— begin MATERIAL PROVIDED —

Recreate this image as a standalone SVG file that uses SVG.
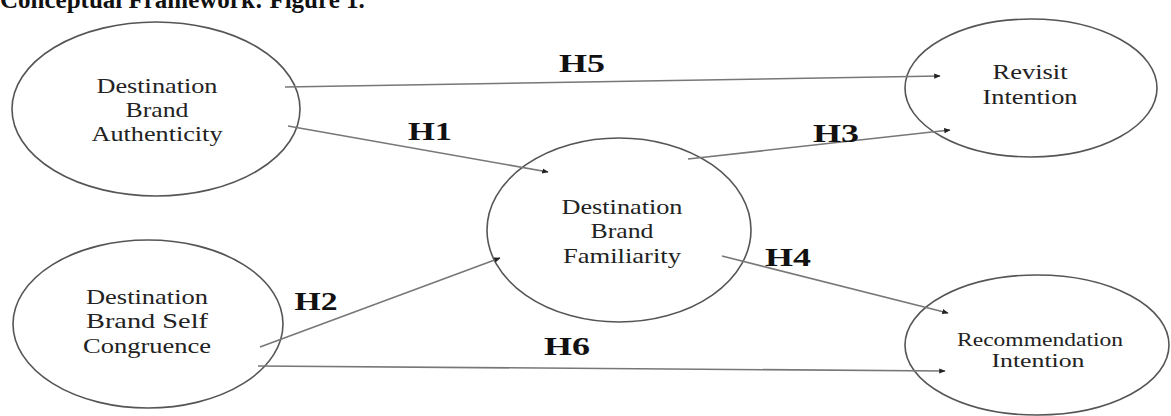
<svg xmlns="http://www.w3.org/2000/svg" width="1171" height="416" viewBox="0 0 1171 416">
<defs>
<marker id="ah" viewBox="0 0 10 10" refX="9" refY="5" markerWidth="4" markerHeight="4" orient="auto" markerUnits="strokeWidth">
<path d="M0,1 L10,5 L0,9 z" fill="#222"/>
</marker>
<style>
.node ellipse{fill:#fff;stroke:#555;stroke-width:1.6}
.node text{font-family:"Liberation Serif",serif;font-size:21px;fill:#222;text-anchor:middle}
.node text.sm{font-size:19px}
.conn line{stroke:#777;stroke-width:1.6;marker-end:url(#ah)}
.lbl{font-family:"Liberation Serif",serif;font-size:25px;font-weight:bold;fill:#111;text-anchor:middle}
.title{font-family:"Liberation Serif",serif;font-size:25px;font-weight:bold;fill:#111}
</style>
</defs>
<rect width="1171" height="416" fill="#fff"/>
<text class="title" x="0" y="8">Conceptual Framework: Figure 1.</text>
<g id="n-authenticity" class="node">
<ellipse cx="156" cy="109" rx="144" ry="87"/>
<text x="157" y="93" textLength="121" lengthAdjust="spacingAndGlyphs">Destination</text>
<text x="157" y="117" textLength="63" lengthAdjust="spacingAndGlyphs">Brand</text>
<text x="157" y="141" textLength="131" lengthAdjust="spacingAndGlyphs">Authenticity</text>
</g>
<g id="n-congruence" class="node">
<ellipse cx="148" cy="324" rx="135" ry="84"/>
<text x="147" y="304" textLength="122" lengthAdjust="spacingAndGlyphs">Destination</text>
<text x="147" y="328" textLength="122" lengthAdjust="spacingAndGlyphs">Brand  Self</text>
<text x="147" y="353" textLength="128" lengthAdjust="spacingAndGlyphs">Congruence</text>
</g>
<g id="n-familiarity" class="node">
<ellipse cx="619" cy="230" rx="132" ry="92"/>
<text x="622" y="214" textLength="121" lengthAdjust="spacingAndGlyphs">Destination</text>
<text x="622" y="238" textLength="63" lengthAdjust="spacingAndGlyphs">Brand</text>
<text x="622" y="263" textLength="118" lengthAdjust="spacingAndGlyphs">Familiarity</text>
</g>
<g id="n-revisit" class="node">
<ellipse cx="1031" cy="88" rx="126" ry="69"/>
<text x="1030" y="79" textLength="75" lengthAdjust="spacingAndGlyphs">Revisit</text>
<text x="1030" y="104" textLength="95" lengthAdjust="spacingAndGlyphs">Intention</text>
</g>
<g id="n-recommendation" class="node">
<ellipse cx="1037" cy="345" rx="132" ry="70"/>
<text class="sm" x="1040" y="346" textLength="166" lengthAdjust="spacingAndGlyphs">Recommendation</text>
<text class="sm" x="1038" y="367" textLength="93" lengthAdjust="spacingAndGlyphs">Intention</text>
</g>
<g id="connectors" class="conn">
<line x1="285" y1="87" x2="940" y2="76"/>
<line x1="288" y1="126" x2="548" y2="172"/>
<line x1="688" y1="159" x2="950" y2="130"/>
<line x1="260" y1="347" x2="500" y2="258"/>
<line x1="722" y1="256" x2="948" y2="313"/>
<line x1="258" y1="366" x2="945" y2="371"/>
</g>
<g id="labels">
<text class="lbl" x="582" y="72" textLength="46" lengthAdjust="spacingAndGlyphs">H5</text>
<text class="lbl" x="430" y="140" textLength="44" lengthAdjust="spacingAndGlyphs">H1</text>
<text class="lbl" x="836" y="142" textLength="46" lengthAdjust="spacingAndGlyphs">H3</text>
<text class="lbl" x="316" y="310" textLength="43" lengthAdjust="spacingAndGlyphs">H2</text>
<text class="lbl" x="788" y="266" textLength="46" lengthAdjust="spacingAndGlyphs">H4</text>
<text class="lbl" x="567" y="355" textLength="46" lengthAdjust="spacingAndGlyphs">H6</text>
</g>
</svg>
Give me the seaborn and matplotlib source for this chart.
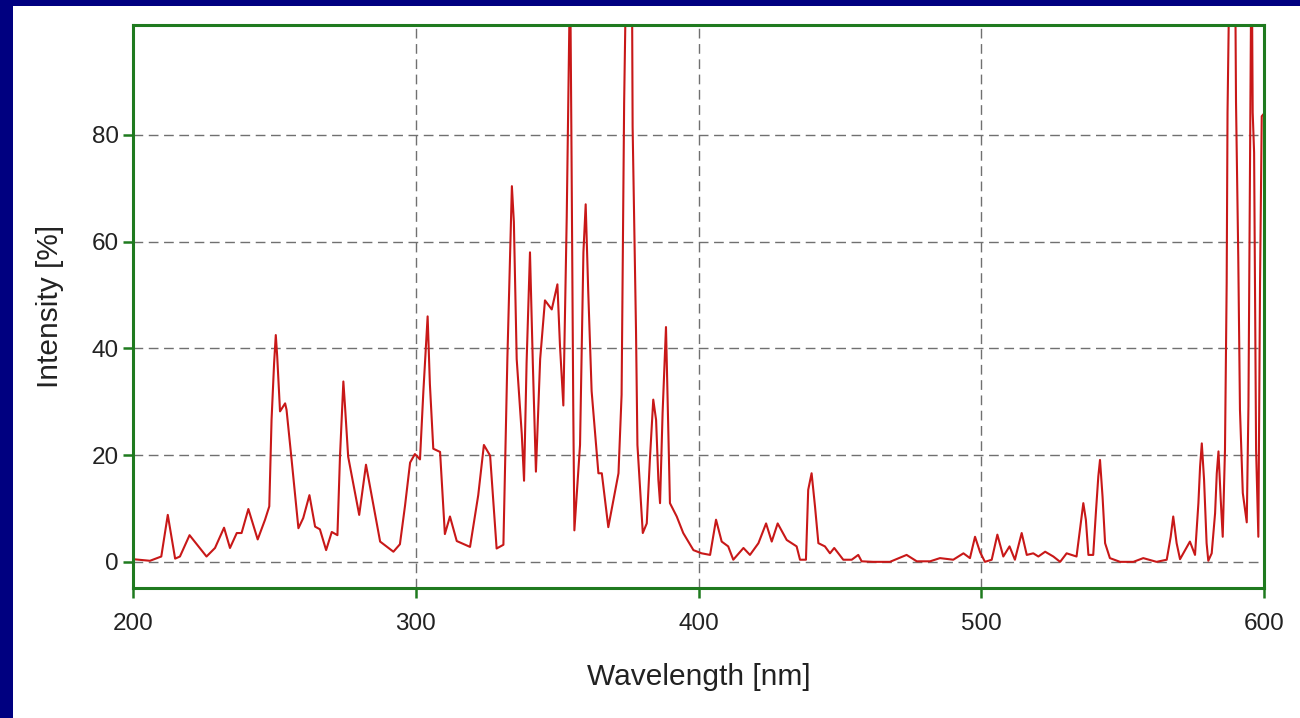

— end MATERIAL PROVIDED —

● THE REQUEST
Reproduce the whole listing above word for word, but not its pictures.

● WRITTEN RESPONSE
Recreate this image as a standalone SVG file that uses SVG.
<svg xmlns="http://www.w3.org/2000/svg" width="1171" height="416" viewBox="0 0 1171 416">
<defs>
<marker id="ah" viewBox="0 0 10 10" refX="9" refY="5" markerWidth="4" markerHeight="4" orient="auto" markerUnits="strokeWidth">
<path d="M0,1 L10,5 L0,9 z" fill="#222"/>
</marker>
<style>
.node ellipse{fill:#fff;stroke:#555;stroke-width:1.6}
.node text{font-family:"Liberation Serif",serif;font-size:21px;fill:#222;text-anchor:middle}
.node text.sm{font-size:19px}
.conn line{stroke:#777;stroke-width:1.6;marker-end:url(#ah)}
.lbl{font-family:"Liberation Serif",serif;font-size:25px;font-weight:bold;fill:#111;text-anchor:middle}
.title{font-family:"Liberation Serif",serif;font-size:25px;font-weight:bold;fill:#111}
</style>
</defs>
<rect width="1171" height="416" fill="#fff"/>
<text class="title" x="0" y="8">Conceptual Framework: Figure 1.</text>
<g id="n-authenticity" class="node">
<ellipse cx="156" cy="109" rx="144" ry="87"/>
<text x="157" y="93" textLength="121" lengthAdjust="spacingAndGlyphs">Destination</text>
<text x="157" y="117" textLength="63" lengthAdjust="spacingAndGlyphs">Brand</text>
<text x="157" y="141" textLength="131" lengthAdjust="spacingAndGlyphs">Authenticity</text>
</g>
<g id="n-congruence" class="node">
<ellipse cx="148" cy="324" rx="135" ry="84"/>
<text x="147" y="304" textLength="122" lengthAdjust="spacingAndGlyphs">Destination</text>
<text x="147" y="328" textLength="122" lengthAdjust="spacingAndGlyphs">Brand  Self</text>
<text x="147" y="353" textLength="128" lengthAdjust="spacingAndGlyphs">Congruence</text>
</g>
<g id="n-familiarity" class="node">
<ellipse cx="619" cy="230" rx="132" ry="92"/>
<text x="622" y="214" textLength="121" lengthAdjust="spacingAndGlyphs">Destination</text>
<text x="622" y="238" textLength="63" lengthAdjust="spacingAndGlyphs">Brand</text>
<text x="622" y="263" textLength="118" lengthAdjust="spacingAndGlyphs">Familiarity</text>
</g>
<g id="n-revisit" class="node">
<ellipse cx="1031" cy="88" rx="126" ry="69"/>
<text x="1030" y="79" textLength="75" lengthAdjust="spacingAndGlyphs">Revisit</text>
<text x="1030" y="104" textLength="95" lengthAdjust="spacingAndGlyphs">Intention</text>
</g>
<g id="n-recommendation" class="node">
<ellipse cx="1037" cy="345" rx="132" ry="70"/>
<text class="sm" x="1040" y="346" textLength="166" lengthAdjust="spacingAndGlyphs">Recommendation</text>
<text class="sm" x="1038" y="367" textLength="93" lengthAdjust="spacingAndGlyphs">Intention</text>
</g>
<g id="connectors" class="conn">
<line x1="285" y1="87" x2="940" y2="76"/>
<line x1="288" y1="126" x2="548" y2="172"/>
<line x1="688" y1="159" x2="950" y2="130"/>
<line x1="260" y1="347" x2="500" y2="258"/>
<line x1="722" y1="256" x2="948" y2="313"/>
<line x1="258" y1="366" x2="945" y2="371"/>
</g>
<g id="labels">
<text class="lbl" x="582" y="72" textLength="46" lengthAdjust="spacingAndGlyphs">H5</text>
<text class="lbl" x="430" y="140" textLength="44" lengthAdjust="spacingAndGlyphs">H1</text>
<text class="lbl" x="836" y="142" textLength="46" lengthAdjust="spacingAndGlyphs">H3</text>
<text class="lbl" x="316" y="310" textLength="43" lengthAdjust="spacingAndGlyphs">H2</text>
<text class="lbl" x="788" y="266" textLength="46" lengthAdjust="spacingAndGlyphs">H4</text>
<text class="lbl" x="567" y="355" textLength="46" lengthAdjust="spacingAndGlyphs">H6</text>
</g>
</svg>
Give me the seaborn and matplotlib source for this chart.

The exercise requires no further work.